• What you should do
The data below needs to be returned exactly, line for line.

------------------------------------

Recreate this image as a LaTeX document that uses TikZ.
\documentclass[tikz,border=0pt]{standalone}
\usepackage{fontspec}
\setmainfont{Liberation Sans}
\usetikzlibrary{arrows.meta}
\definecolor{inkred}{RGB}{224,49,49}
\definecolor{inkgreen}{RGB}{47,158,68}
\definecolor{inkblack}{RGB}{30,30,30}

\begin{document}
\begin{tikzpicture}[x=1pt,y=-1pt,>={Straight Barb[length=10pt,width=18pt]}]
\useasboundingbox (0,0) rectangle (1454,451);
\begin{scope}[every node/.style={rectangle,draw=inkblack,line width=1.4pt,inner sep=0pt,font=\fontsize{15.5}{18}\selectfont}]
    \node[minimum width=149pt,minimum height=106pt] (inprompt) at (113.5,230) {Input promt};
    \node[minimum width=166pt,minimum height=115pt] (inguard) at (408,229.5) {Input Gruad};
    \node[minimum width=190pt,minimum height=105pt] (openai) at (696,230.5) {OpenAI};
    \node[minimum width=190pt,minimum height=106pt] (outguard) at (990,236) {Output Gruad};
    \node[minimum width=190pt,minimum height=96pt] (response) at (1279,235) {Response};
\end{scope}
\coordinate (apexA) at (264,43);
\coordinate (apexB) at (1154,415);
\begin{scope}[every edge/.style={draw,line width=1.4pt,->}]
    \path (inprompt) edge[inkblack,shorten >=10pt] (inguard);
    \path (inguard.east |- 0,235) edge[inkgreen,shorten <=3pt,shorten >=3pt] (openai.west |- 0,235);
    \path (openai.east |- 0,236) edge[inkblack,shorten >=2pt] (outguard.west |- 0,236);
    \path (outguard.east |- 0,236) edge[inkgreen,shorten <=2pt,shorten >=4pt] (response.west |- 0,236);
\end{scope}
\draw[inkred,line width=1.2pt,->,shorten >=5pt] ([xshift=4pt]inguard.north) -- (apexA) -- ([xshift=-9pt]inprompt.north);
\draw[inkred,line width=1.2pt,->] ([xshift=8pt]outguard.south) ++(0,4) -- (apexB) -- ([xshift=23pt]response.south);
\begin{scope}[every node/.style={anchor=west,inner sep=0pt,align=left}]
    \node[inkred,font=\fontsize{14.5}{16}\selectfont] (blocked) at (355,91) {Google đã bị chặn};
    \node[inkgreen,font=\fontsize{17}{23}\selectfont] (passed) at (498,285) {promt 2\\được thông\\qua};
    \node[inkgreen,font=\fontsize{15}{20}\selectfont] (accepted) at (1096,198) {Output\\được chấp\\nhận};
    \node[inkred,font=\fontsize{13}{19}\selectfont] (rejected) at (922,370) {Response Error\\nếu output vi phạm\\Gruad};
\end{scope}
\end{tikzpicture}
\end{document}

------------------------------------

• Right answer
Recreate this image as a LaTeX document that uses TikZ.
\documentclass[tikz,border=0pt]{standalone}
\usepackage{fontspec}
\setmainfont{Liberation Sans}
\usetikzlibrary{arrows.meta}
\definecolor{inkred}{RGB}{224,49,49}
\definecolor{inkgreen}{RGB}{47,158,68}
\definecolor{inkblack}{RGB}{30,30,30}

\begin{document}
\begin{tikzpicture}[x=1pt,y=-1pt,>={Straight Barb[length=10pt,width=18pt]}]
\useasboundingbox (0,0) rectangle (1454,451);
\begin{scope}[every node/.style={rectangle,draw=inkblack,line width=1.4pt,inner sep=0pt,font=\fontsize{15.5}{18}\selectfont}]
    \node[minimum width=149pt,minimum height=106pt] (inprompt) at (113.5,230) {Input promt};
    \node[minimum width=166pt,minimum height=115pt] (inguard) at (408,229.5) {Input Gruad};
    \node[minimum width=190pt,minimum height=105pt] (openai) at (696,230.5) {OpenAI};
    \node[minimum width=190pt,minimum height=106pt] (outguard) at (990,236) {Output Gruad};
    \node[minimum width=190pt,minimum height=96pt] (response) at (1279,235) {Response};
\end{scope}
\coordinate (apexA) at (264,43);
\coordinate (apexB) at (1154,415);
\begin{scope}[every edge/.style={draw,line width=1.4pt,->}]
    \path (inprompt) edge[inkblack,shorten >=10pt] (inguard);
    \path (inguard.east |- 0,235) edge[inkgreen,shorten <=3pt,shorten >=3pt] (openai.west |- 0,235);
    \path (openai.east |- 0,236) edge[inkblack,shorten >=2pt] (outguard.west |- 0,236);
    \path (outguard.east |- 0,236) edge[inkgreen,shorten <=2pt,shorten >=4pt] (response.west |- 0,236);
\end{scope}
\draw[inkred,line width=1.2pt,->,shorten >=5pt] ([xshift=4pt]inguard.north) -- (apexA) -- ([xshift=-9pt]inprompt.north);
\draw[inkred,line width=1.2pt,->] ([xshift=8pt]outguard.south) ++(0,4) -- (apexB) -- ([xshift=23pt]response.south);
\begin{scope}[every node/.style={anchor=west,inner sep=0pt,align=left}]
    \node[inkred,font=\fontsize{14.5}{16}\selectfont] (blocked) at (355,91) {Google đã bị chặn};
    \node[inkgreen,font=\fontsize{17}{23}\selectfont] (passed) at (498,285) {promt 2\\được thông\\qua};
    \node[inkgreen,font=\fontsize{15}{20}\selectfont] (accepted) at (1096,198) {Output\\được chấp\\nhận};
    \node[inkred,font=\fontsize{13}{19}\selectfont] (rejected) at (922,370) {Response Error\\nếu output vi phạm\\Gruad};
\end{scope}
\end{tikzpicture}
\end{document}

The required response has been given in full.